Dolphins Overcome Falcons 27-23: Julio Jones Is an Alien
For much of the game yesterday, the Falcons bruised, battered and manhandled the Dolphins along the line of scrimmage, and there was the sense that this Dolphins game would end like so many others we've witnessed in the last decade or so: with a loud, wet fart heard for miles around as fans exited the stadium to yet another heart-breaking loss. But then Ryan Tannehill came on the field, tore off his uniform, and revealed that he, in fact, had extremely large and metallic balls.
After a missed Matt Bryant field goal that would have put the Falcons ahead by 6, Ryan Tannehill took the Dolphins down the field on a 13-play 75-yard drive that brought the Fins to the 1 yard line. At this point, Tannehill simply unsheathed his very large, gleaming white man lance and promptly stuck it into the Falcons with aggressive - yet sensitive - touch via a 1 yard touchdown pass to rookie TE Dion Sims.
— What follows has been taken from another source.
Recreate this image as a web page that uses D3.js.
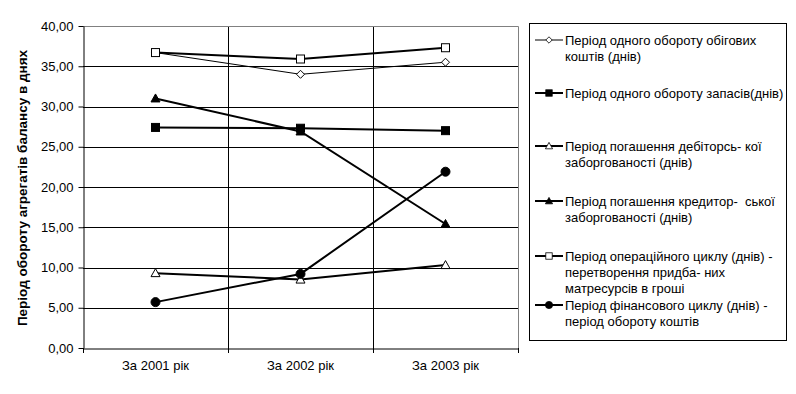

The Falcons graciously smiled, covered themselves up, sipped their Manhattan that had been sitting on the nightstand, and asked Tannehill for a cigarette. It was fucking beautiful, sexy and magnificent all at the same time. The kid lost his Statement Game Virginity for us and the entire NFL was there to see it. Miami was glowing.
Mind you, this was a game the Dolphins had NO BUSINESS winning as they were consistently beat across the line of scrimmage with a sock full of batteries. The time of possession was so lop-sided the Falcons had the ball for an additional quarter of play compared to the Dolphins. The Dolphins allowed five sacks of VANILLA BALLS TANNEHILL compared to our awesomely-nonexistent pressure on big boy Matt Ryan. Furthermore, the Dolphins play-calling was pretty looney as the Fins looked at all their run plays and said 'meh, fuuuuuggg it' despite having some good early success running the ball. Clearly, it became apparent to the Miami coaches that they better make some explosive plays in the air if they wanted to catch up to the Falcons considering Atlanta's novel game plan of sitting on the ball and crossing their arms with a smug face all game long.